▶ [SUPPLIED DATA]:
● ● ● ● ● ● ●
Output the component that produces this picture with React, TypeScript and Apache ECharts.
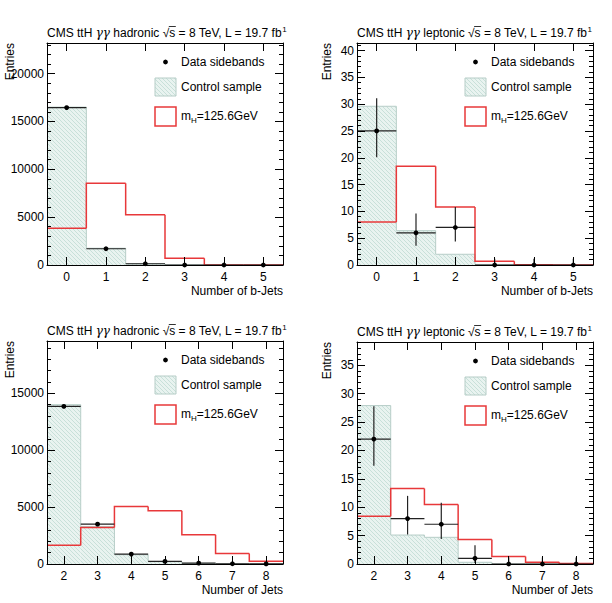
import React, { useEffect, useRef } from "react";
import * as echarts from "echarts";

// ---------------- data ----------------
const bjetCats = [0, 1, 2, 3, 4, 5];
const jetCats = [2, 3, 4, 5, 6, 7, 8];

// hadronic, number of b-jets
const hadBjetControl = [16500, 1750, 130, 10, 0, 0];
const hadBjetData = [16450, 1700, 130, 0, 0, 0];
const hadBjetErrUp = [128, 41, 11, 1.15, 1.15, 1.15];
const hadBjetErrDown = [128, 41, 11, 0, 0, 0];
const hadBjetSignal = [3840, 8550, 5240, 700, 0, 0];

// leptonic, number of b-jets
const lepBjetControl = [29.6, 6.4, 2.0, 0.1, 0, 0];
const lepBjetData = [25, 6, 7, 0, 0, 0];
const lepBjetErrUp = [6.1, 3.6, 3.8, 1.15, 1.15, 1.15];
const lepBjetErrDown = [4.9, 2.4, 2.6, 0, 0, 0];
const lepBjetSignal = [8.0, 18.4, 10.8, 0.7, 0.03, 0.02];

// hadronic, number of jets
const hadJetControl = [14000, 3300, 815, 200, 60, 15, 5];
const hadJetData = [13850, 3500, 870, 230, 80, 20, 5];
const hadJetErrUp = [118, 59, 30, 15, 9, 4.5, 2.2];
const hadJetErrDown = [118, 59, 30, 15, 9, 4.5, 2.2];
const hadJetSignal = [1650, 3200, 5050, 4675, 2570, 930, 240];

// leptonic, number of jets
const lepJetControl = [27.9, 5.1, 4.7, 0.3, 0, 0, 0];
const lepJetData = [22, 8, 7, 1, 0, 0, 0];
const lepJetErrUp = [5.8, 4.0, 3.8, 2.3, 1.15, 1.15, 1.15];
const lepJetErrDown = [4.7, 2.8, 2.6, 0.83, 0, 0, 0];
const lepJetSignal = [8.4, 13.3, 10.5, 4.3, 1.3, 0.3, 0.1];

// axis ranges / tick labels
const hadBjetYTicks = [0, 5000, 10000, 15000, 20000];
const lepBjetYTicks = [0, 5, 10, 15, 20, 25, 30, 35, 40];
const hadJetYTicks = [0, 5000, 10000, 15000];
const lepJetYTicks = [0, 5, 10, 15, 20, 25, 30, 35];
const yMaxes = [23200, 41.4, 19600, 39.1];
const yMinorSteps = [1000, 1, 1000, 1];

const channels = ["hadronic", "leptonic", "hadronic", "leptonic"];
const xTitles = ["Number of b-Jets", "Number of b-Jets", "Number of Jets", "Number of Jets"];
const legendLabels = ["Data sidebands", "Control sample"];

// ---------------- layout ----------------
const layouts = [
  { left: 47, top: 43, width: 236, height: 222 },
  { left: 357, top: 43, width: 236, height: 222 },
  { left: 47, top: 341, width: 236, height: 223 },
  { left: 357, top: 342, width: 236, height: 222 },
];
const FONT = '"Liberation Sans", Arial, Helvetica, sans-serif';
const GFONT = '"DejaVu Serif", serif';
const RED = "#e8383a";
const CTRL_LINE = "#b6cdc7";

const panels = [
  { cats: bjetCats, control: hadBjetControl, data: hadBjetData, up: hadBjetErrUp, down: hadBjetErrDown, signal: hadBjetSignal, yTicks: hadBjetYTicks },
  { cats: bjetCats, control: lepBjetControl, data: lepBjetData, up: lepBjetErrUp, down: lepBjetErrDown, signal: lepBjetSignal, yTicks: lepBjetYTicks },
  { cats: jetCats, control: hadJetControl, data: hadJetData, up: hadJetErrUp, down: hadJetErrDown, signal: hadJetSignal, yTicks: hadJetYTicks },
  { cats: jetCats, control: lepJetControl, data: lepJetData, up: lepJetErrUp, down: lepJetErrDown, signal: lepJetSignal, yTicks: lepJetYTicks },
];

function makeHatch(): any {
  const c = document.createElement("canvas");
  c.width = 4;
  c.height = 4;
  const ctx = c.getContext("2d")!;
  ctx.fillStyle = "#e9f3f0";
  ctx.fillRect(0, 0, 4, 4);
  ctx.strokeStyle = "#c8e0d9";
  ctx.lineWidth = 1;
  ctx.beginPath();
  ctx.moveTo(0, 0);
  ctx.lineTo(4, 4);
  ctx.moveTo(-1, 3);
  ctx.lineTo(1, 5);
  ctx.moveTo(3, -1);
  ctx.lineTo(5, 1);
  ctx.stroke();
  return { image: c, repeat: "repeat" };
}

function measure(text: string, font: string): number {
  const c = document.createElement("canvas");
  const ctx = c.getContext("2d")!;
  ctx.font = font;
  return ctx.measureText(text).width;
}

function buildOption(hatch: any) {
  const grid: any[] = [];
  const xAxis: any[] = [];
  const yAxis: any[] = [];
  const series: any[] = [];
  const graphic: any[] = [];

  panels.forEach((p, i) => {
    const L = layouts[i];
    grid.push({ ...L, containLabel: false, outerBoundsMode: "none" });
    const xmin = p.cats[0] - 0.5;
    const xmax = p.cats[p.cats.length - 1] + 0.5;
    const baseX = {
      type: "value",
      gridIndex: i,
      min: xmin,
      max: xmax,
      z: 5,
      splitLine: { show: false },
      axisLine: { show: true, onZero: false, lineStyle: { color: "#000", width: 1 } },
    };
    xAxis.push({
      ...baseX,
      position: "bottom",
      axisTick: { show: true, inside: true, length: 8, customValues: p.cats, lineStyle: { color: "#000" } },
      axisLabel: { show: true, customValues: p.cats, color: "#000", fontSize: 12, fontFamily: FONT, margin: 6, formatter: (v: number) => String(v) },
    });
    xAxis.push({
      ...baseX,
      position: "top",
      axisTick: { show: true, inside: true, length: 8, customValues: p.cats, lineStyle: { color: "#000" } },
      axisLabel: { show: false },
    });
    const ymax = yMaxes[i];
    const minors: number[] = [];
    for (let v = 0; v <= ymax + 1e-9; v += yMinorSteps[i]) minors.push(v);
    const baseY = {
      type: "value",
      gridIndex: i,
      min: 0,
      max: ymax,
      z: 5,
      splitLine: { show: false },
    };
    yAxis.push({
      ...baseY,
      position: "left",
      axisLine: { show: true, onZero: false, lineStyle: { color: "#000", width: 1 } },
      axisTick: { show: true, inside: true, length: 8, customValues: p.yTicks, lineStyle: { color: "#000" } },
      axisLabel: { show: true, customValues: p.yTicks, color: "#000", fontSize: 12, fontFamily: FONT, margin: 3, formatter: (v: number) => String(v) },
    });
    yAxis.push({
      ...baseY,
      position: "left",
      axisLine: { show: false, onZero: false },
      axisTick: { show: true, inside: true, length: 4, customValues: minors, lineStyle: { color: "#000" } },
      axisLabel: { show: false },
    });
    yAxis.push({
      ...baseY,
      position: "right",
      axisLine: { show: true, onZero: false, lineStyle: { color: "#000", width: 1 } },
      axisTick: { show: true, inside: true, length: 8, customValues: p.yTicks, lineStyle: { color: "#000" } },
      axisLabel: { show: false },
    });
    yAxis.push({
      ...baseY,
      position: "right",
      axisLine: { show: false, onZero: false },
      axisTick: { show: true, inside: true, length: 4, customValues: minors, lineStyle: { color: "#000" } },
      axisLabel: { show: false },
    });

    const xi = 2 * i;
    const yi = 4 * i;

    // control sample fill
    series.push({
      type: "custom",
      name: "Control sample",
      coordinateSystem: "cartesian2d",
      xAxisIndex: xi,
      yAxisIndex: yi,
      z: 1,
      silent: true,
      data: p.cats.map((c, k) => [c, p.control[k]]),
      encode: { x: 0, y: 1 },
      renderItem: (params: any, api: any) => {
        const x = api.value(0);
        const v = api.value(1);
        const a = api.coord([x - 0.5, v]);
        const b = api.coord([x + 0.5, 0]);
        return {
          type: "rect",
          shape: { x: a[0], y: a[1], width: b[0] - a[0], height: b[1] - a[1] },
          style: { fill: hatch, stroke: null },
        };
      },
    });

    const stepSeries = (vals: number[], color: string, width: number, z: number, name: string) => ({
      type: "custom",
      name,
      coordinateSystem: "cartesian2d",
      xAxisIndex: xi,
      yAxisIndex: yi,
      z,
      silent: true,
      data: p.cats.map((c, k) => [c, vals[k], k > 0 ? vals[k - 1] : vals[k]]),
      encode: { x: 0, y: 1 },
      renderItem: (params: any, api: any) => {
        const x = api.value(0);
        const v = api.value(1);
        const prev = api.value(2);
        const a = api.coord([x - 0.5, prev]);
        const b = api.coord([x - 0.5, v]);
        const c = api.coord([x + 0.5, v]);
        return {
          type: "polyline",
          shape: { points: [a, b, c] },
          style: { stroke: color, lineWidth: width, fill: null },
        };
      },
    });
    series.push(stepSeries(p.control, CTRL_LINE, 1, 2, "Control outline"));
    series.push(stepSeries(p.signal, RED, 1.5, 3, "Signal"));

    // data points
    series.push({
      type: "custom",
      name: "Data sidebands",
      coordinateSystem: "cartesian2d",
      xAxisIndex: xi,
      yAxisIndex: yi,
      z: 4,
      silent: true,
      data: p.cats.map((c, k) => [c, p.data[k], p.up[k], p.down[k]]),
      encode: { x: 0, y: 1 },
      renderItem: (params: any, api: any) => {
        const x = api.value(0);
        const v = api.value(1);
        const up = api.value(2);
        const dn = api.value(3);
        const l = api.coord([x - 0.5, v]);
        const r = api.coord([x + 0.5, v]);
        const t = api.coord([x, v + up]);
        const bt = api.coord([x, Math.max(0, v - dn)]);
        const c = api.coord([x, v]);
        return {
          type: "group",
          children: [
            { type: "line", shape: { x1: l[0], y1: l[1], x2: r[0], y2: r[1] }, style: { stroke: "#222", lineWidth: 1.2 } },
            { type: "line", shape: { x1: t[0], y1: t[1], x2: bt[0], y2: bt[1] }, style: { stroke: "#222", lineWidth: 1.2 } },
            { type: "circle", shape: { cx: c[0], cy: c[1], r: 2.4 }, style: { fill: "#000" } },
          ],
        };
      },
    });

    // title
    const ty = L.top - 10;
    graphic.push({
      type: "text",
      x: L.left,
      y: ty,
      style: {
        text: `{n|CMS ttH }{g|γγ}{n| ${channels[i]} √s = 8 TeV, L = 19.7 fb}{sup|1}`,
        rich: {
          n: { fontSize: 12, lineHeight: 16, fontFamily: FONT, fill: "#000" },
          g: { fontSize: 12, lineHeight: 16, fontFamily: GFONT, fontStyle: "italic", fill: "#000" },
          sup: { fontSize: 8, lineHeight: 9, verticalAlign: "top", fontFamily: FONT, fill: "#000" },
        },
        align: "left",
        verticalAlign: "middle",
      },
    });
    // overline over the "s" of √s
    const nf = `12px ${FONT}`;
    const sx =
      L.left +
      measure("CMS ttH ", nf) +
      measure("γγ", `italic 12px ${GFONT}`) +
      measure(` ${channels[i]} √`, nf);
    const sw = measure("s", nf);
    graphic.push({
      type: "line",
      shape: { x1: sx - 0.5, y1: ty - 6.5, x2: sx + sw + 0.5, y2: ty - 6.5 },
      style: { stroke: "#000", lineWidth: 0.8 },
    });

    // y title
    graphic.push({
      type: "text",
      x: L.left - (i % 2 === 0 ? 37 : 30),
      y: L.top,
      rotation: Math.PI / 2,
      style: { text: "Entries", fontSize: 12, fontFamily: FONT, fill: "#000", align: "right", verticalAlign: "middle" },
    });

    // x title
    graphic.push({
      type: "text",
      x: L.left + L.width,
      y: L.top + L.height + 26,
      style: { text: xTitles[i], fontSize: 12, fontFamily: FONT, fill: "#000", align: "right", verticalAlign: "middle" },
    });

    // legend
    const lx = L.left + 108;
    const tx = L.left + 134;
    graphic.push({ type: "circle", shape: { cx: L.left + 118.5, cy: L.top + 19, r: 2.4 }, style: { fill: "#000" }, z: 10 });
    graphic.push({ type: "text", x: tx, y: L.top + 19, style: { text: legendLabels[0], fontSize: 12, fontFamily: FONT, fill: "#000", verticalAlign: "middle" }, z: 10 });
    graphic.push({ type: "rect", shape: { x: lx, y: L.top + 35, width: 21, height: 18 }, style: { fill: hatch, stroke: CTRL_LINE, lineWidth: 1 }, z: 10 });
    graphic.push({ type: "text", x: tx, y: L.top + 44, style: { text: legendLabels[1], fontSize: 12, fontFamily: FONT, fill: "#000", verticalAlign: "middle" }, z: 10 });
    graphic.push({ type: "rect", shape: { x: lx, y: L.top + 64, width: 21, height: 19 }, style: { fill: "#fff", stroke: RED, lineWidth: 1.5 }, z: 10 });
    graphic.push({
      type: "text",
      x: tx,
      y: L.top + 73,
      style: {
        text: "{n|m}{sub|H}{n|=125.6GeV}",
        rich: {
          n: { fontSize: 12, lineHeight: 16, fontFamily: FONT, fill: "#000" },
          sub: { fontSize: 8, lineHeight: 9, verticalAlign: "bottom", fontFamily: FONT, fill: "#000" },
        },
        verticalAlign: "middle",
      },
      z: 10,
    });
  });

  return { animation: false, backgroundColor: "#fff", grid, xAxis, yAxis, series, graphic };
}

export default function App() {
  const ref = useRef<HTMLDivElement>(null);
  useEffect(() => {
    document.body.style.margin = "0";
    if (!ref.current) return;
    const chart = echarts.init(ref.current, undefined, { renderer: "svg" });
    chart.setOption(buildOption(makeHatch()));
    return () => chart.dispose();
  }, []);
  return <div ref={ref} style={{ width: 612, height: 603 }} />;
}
● ● ● ● ● ● ●
▶ [WHAT TO PRODUCE]: Without the pictures, please reproduce each line of the listing above exactly, from the first one through the line bearing "const lepJetSignal = [8.4, 13.3, 10.5, 4.3, 1.3, 0.3, 0.1];".

▶ [FINISHED ANSWER]:
Output the component that produces this picture with React, TypeScript and Apache ECharts.
import React, { useEffect, useRef } from "react";
import * as echarts from "echarts";

// ---------------- data ----------------
const bjetCats = [0, 1, 2, 3, 4, 5];
const jetCats = [2, 3, 4, 5, 6, 7, 8];

// hadronic, number of b-jets
const hadBjetControl = [16500, 1750, 130, 10, 0, 0];
const hadBjetData = [16450, 1700, 130, 0, 0, 0];
const hadBjetErrUp = [128, 41, 11, 1.15, 1.15, 1.15];
const hadBjetErrDown = [128, 41, 11, 0, 0, 0];
const hadBjetSignal = [3840, 8550, 5240, 700, 0, 0];

// leptonic, number of b-jets
const lepBjetControl = [29.6, 6.4, 2.0, 0.1, 0, 0];
const lepBjetData = [25, 6, 7, 0, 0, 0];
const lepBjetErrUp = [6.1, 3.6, 3.8, 1.15, 1.15, 1.15];
const lepBjetErrDown = [4.9, 2.4, 2.6, 0, 0, 0];
const lepBjetSignal = [8.0, 18.4, 10.8, 0.7, 0.03, 0.02];

// hadronic, number of jets
const hadJetControl = [14000, 3300, 815, 200, 60, 15, 5];
const hadJetData = [13850, 3500, 870, 230, 80, 20, 5];
const hadJetErrUp = [118, 59, 30, 15, 9, 4.5, 2.2];
const hadJetErrDown = [118, 59, 30, 15, 9, 4.5, 2.2];
const hadJetSignal = [1650, 3200, 5050, 4675, 2570, 930, 240];

// leptonic, number of jets
const lepJetControl = [27.9, 5.1, 4.7, 0.3, 0, 0, 0];
const lepJetData = [22, 8, 7, 1, 0, 0, 0];
const lepJetErrUp = [5.8, 4.0, 3.8, 2.3, 1.15, 1.15, 1.15];
const lepJetErrDown = [4.7, 2.8, 2.6, 0.83, 0, 0, 0];
const lepJetSignal = [8.4, 13.3, 10.5, 4.3, 1.3, 0.3, 0.1];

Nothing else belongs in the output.